* Aim of the exercise *
Make an exact transcription of the material, leaving out all images.

>>>>

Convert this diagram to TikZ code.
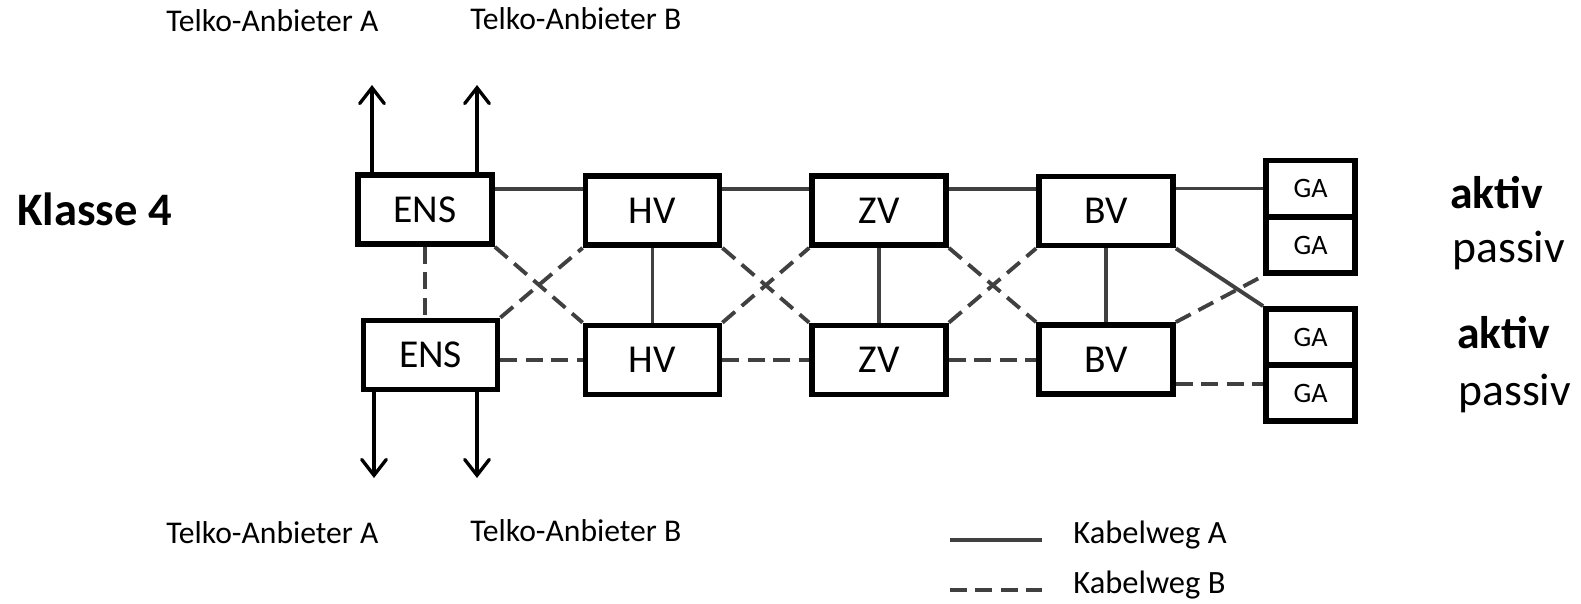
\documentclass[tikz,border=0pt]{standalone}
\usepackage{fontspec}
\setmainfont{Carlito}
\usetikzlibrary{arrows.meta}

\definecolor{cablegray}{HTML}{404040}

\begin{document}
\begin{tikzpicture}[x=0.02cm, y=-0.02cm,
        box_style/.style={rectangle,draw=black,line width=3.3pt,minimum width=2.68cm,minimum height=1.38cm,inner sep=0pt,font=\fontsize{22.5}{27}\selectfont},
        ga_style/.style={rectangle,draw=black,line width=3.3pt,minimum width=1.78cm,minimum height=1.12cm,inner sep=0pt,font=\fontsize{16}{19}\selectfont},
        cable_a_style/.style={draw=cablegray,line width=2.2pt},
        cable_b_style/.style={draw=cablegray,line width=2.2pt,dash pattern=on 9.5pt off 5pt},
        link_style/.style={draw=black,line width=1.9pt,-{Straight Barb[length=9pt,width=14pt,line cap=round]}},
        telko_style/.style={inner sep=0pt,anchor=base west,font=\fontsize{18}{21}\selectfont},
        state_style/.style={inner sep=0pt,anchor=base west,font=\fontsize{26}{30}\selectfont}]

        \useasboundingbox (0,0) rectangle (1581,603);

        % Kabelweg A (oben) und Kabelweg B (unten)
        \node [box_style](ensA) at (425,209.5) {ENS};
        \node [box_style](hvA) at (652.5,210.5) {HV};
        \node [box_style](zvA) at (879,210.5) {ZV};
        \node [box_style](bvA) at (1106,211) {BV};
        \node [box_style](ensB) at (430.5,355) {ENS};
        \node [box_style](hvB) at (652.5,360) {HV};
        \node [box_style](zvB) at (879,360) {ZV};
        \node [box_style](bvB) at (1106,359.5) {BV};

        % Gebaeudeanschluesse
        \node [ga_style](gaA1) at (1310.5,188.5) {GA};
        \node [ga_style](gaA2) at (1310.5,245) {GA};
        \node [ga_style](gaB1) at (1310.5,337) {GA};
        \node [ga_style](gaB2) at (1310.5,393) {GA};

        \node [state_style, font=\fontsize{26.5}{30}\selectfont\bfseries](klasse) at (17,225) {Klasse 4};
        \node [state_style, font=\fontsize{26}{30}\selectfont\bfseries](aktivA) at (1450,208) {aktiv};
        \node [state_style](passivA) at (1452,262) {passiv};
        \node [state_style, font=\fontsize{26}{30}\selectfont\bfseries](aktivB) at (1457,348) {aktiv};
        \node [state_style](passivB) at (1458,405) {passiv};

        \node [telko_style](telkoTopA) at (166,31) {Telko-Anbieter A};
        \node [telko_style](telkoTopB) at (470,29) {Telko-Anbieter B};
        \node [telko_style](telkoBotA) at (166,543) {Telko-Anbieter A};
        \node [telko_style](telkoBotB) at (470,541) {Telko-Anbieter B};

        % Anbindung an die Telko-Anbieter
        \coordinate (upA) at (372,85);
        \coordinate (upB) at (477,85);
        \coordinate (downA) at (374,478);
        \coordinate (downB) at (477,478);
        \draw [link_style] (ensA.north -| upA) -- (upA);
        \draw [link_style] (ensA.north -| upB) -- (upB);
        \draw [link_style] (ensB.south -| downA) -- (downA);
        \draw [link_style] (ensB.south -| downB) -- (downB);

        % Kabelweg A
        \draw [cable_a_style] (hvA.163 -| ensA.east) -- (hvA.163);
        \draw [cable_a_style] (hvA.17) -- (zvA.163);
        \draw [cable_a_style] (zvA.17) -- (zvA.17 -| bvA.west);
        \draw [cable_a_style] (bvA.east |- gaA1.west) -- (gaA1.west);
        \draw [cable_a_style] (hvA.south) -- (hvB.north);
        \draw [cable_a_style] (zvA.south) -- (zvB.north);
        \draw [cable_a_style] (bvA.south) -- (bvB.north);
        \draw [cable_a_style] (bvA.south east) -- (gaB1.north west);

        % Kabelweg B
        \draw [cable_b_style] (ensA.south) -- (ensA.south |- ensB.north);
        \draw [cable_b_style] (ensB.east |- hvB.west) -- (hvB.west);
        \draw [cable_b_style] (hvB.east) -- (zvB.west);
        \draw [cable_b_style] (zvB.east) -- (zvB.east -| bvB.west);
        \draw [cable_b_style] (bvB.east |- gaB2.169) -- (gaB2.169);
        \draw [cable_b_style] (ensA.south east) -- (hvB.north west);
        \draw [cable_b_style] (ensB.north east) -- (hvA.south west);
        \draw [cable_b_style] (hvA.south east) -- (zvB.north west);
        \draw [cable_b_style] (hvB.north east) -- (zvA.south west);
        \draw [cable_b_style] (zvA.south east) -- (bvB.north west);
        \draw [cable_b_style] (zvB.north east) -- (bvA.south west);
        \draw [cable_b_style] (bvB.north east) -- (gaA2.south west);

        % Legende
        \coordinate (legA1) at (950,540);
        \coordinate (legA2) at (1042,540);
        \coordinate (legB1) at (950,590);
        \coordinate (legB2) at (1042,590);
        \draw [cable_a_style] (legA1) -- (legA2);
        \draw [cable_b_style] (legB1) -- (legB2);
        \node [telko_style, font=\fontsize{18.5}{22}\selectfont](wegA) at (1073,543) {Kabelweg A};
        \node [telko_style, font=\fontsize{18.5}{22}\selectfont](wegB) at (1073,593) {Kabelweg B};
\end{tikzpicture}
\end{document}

<<<<

* Correct result *
Convert this diagram to TikZ code.
\documentclass[tikz,border=0pt]{standalone}
\usepackage{fontspec}
\setmainfont{Carlito}
\usetikzlibrary{arrows.meta}

\definecolor{cablegray}{HTML}{404040}

\begin{document}
\begin{tikzpicture}[x=0.02cm, y=-0.02cm,
        box_style/.style={rectangle,draw=black,line width=3.3pt,minimum width=2.68cm,minimum height=1.38cm,inner sep=0pt,font=\fontsize{22.5}{27}\selectfont},
        ga_style/.style={rectangle,draw=black,line width=3.3pt,minimum width=1.78cm,minimum height=1.12cm,inner sep=0pt,font=\fontsize{16}{19}\selectfont},
        cable_a_style/.style={draw=cablegray,line width=2.2pt},
        cable_b_style/.style={draw=cablegray,line width=2.2pt,dash pattern=on 9.5pt off 5pt},
        link_style/.style={draw=black,line width=1.9pt,-{Straight Barb[length=9pt,width=14pt,line cap=round]}},
        telko_style/.style={inner sep=0pt,anchor=base west,font=\fontsize{18}{21}\selectfont},
        state_style/.style={inner sep=0pt,anchor=base west,font=\fontsize{26}{30}\selectfont}]

        \useasboundingbox (0,0) rectangle (1581,603);

        % Kabelweg A (oben) und Kabelweg B (unten)
        \node [box_style](ensA) at (425,209.5) {ENS};
        \node [box_style](hvA) at (652.5,210.5) {HV};
        \node [box_style](zvA) at (879,210.5) {ZV};
        \node [box_style](bvA) at (1106,211) {BV};
        \node [box_style](ensB) at (430.5,355) {ENS};
        \node [box_style](hvB) at (652.5,360) {HV};
        \node [box_style](zvB) at (879,360) {ZV};
        \node [box_style](bvB) at (1106,359.5) {BV};

        % Gebaeudeanschluesse
        \node [ga_style](gaA1) at (1310.5,188.5) {GA};
        \node [ga_style](gaA2) at (1310.5,245) {GA};
        \node [ga_style](gaB1) at (1310.5,337) {GA};
        \node [ga_style](gaB2) at (1310.5,393) {GA};

        \node [state_style, font=\fontsize{26.5}{30}\selectfont\bfseries](klasse) at (17,225) {Klasse 4};
        \node [state_style, font=\fontsize{26}{30}\selectfont\bfseries](aktivA) at (1450,208) {aktiv};
        \node [state_style](passivA) at (1452,262) {passiv};
        \node [state_style, font=\fontsize{26}{30}\selectfont\bfseries](aktivB) at (1457,348) {aktiv};
        \node [state_style](passivB) at (1458,405) {passiv};

        \node [telko_style](telkoTopA) at (166,31) {Telko-Anbieter A};
        \node [telko_style](telkoTopB) at (470,29) {Telko-Anbieter B};
        \node [telko_style](telkoBotA) at (166,543) {Telko-Anbieter A};
        \node [telko_style](telkoBotB) at (470,541) {Telko-Anbieter B};

        % Anbindung an die Telko-Anbieter
        \coordinate (upA) at (372,85);
        \coordinate (upB) at (477,85);
        \coordinate (downA) at (374,478);
        \coordinate (downB) at (477,478);
        \draw [link_style] (ensA.north -| upA) -- (upA);
        \draw [link_style] (ensA.north -| upB) -- (upB);
        \draw [link_style] (ensB.south -| downA) -- (downA);
        \draw [link_style] (ensB.south -| downB) -- (downB);

        % Kabelweg A
        \draw [cable_a_style] (hvA.163 -| ensA.east) -- (hvA.163);
        \draw [cable_a_style] (hvA.17) -- (zvA.163);
        \draw [cable_a_style] (zvA.17) -- (zvA.17 -| bvA.west);
        \draw [cable_a_style] (bvA.east |- gaA1.west) -- (gaA1.west);
        \draw [cable_a_style] (hvA.south) -- (hvB.north);
        \draw [cable_a_style] (zvA.south) -- (zvB.north);
        \draw [cable_a_style] (bvA.south) -- (bvB.north);
        \draw [cable_a_style] (bvA.south east) -- (gaB1.north west);

        % Kabelweg B
        \draw [cable_b_style] (ensA.south) -- (ensA.south |- ensB.north);
        \draw [cable_b_style] (ensB.east |- hvB.west) -- (hvB.west);
        \draw [cable_b_style] (hvB.east) -- (zvB.west);
        \draw [cable_b_style] (zvB.east) -- (zvB.east -| bvB.west);
        \draw [cable_b_style] (bvB.east |- gaB2.169) -- (gaB2.169);
        \draw [cable_b_style] (ensA.south east) -- (hvB.north west);
        \draw [cable_b_style] (ensB.north east) -- (hvA.south west);
        \draw [cable_b_style] (hvA.south east) -- (zvB.north west);
        \draw [cable_b_style] (hvB.north east) -- (zvA.south west);
        \draw [cable_b_style] (zvA.south east) -- (bvB.north west);
        \draw [cable_b_style] (zvB.north east) -- (bvA.south west);
        \draw [cable_b_style] (bvB.north east) -- (gaA2.south west);

        % Legende
        \coordinate (legA1) at (950,540);
        \coordinate (legA2) at (1042,540);
        \coordinate (legB1) at (950,590);
        \coordinate (legB2) at (1042,590);
        \draw [cable_a_style] (legA1) -- (legA2);
        \draw [cable_b_style] (legB1) -- (legB2);
        \node [telko_style, font=\fontsize{18.5}{22}\selectfont](wegA) at (1073,543) {Kabelweg A};
        \node [telko_style, font=\fontsize{18.5}{22}\selectfont](wegB) at (1073,593) {Kabelweg B};
\end{tikzpicture}
\end{document}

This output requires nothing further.